21 febbraio 2006

La fuga



L’appuntamento e’ in una zona che si chiama Bar Ubah. I pullman, scrostati, vecchi, sono gia’ in fila. A mezzogiorno si parte. Altri partiranno con il secondo turno, nel pomeriggio. Sopra un pullman c’e’ un uomo con un sacchetto e un quaderno. Il sacchetto si riempie di dollari (duemila a persona), sul quaderno c’e’ la lista di quelli che partono oggi. I disperati: giovani, bambini, qualche donna, che si nasconde, per pudore. Guai a fare i nomi.

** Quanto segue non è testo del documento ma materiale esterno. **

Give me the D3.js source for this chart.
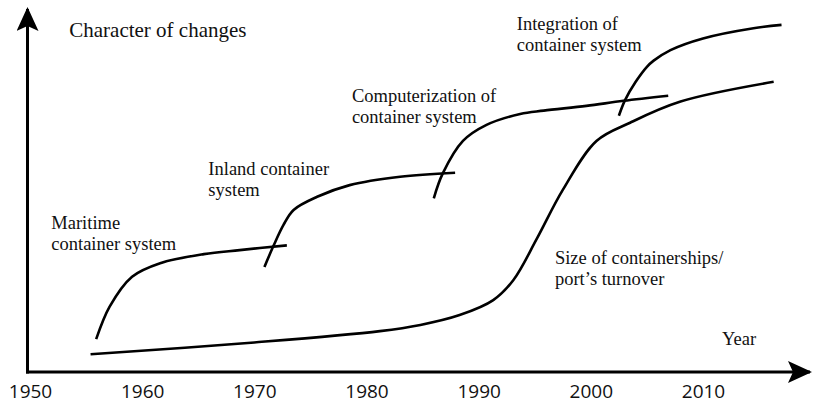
<!DOCTYPE html>
<html>
<head>
<meta charset="utf-8">
<script src="https://cdn.jsdelivr.net/npm/d3@7"></script>
<style>
  html, body { margin: 0; padding: 0; background: #fff; }
  svg { display: block; }
  .lbl { font-family: "Liberation Serif", "Times New Roman", serif; font-size: 18.5px; fill: #111; }
  .tick text { font-family: "Open Sans", "Liberation Sans", Arial, sans-serif; font-size: 19px; fill: #111; }
</style>
</head>
<body>
<svg id="chart" width="813" height="405"></svg>
<script>
// ---- data (year, relative level 0-100) ----
const tickYears = [1950, 1960, 1970, 1980, 1990, 2000, 2010];

const maritimeYears  = [1955.9, 1957.1, 1959.1, 1961.6, 1965.5, 1968.7, 1972.9];
const maritimeValues = [9.0, 17.9, 26.1, 29.8, 32.3, 33.4, 34.7];

const inlandYears  = [1970.9, 1971.7, 1972.6, 1973.5, 1975.6, 1978.5, 1983.0, 1987.9];
const inlandValues = [28.8, 34.5, 40.3, 44.4, 48.0, 51.2, 53.5, 54.6];

const computerYears  = [1986.0, 1986.8, 1988.6, 1990.7, 1993.7, 1995.8, 1999.6, 2002.9, 2006.9];
const computerValues = [47.6, 54.4, 63.3, 67.7, 70.7, 71.6, 72.9, 74.3, 75.7];

const integrationYears  = [2002.5, 2003.05, 2004.0, 2005.0, 2005.6, 2007.1, 2010.0, 2014.5, 2017.0];
const integrationValues = [70.2, 74.5, 79.5, 83.6, 85.3, 88.2, 91.4, 94.2, 95.1];

const sizeYears  = [1955.4, 1970.0, 1981.2, 1984.8, 1988.3, 1991.3, 1993.1, 1995.2, 1997.5, 2000.5, 2003.5, 2008.0, 2016.3];
const sizeValues = [4.85, 8.1, 11.2, 12.9, 15.6, 19.7, 25.2, 36.6, 49.9, 63.3, 68.3, 74.1, 79.5];

const seriesNames = ["Maritime", "Inland", "Computerization", "Integration", "Size"];

const labelLines = [
  { lines: ["Character of changes"], year: 1953.5, value: 91.8, big: true },
  { lines: ["Maritime", "container system"], year: 1951.9, value: 39.2 },
  { lines: ["Inland container", "system"], year: 1965.9, value: 53.9 },
  { lines: ["Computerization of", "container system"], year: 1978.7, value: 74.0 },
  { lines: ["Integration of", "container system"], year: 1993.4, value: 93.7 },
  { lines: ["Size of containerships/", "port\u2019s turnover"], year: 1996.8, value: 29.6 },
  { lines: ["Year"], year: 2011.7, value: 7.4 }
];

// ---- drawing ----
const svg = d3.select("#chart");
const x = d3.scaleLinear().domain([1950, 2010]).range([30, 703]);
const y = d3.scaleLinear().domain([0, 100]).range([372, 7]);

const zip = (xs, vs) => xs.map((d, i) => ({ year: d, value: vs[i] }));
const series = [
  zip(maritimeYears, maritimeValues),
  zip(inlandYears, inlandValues),
  zip(computerYears, computerValues),
  zip(integrationYears, integrationValues),
  zip(sizeYears, sizeValues)
];

// arrow markers
const defs = svg.append("defs");
defs.append("marker")
  .attr("id", "arrow")
  .attr("viewBox", "0 0 24 22")
  .attr("refX", 22).attr("refY", 11)
  .attr("markerWidth", 24).attr("markerHeight", 22)
  .attr("markerUnits", "userSpaceOnUse")
  .attr("orient", "auto")
  .append("path")
  .attr("d", "M0,0 L24,11 L0,22 L5,11 Z")
  .attr("fill", "#000");

// axes lines
const x0 = 27.5, y0 = 372;
svg.append("line")
  .attr("x1", x0).attr("y1", y0 + 1.5).attr("x2", x0).attr("y2", 9)
  .attr("stroke", "#000").attr("stroke-width", 3)
  .attr("marker-end", "url(#arrow)");
svg.append("line")
  .attr("x1", x0 - 1.5).attr("y1", y0).attr("x2", 810).attr("y2", y0)
  .attr("stroke", "#000").attr("stroke-width", 3)
  .attr("marker-end", "url(#arrow)");

// tick labels via d3 axis
const xAxis = d3.axisBottom(x).tickValues(tickYears).tickSize(0).tickPadding(13).tickFormat(d3.format("d"));
const gx = svg.append("g").attr("transform", `translate(0,${y0})`).call(xAxis);
gx.select(".domain").remove();
gx.selectAll(".tick text").attr("font-family", null).attr("font-size", null);

// curves
const line = d3.line()
  .x(d => x(d.year))
  .y(d => y(d.value))
  .curve(d3.curveCatmullRom.alpha(0.5));

svg.selectAll("path.curve")
  .data(series)
  .join("path")
  .attr("class", "curve")
  .attr("data-name", (d, i) => seriesNames[i])
  .attr("d", line)
  .attr("fill", "none")
  .attr("stroke", "#000")
  .attr("stroke-width", 2.6)
  .attr("stroke-linecap", "butt");

// text labels
labelLines.forEach(l => {
  const t = svg.append("text")
    .attr("class", "lbl")
    .attr("x", x(l.year))
    .attr("y", y(l.value));
  if (l.big) t.style("font-size", "21px");
  l.lines.forEach((s, i) => {
    t.append("tspan")
      .attr("x", x(l.year))
      .attr("dy", i === 0 ? 0 : "1.12em")
      .text(s);
  });
});
</script>
</body>
</html>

Ma l’organizzatore ci spiega.
“Oggi partono in centocinquanta, come ogni giorno. Attraverseranno Etiopia e Sudan per arrivare in Libia. Quarantacinque giorni di viaggio, terribili, specie quando si attraversa il deserto, molti non ce la fanno. Poi a Tripoli li aspettano quattro, cinque giorni, una settimana di attesa prima di salire sulle barche per l’Italia. Due giorni di mare e arrivano”.
Quando arrivano. C’e’ un ragazzino sul pullman, ha tredici anni. Cosa sai dell’Italia, gli chiedo.
“Non la conosco, ma mi aspetta mia zia. Non so cosa trovero’, non ne ho idea ma sono felice di partire, qui ogni momento si rischia di morire. Mi dicono che da voi sia un posto bellissimo”.
C’e’ un uomo con i capelli bianchi. Si presenta. Abdirrahman Hamed, a Mogadiscio fa il professore. Ha una faccia pulita, onesta. "Che senso ha vivere qui? Il mio sogno è vivere in Italia. O ci riesco o muoio, per strada. Ma almeno ho sognato".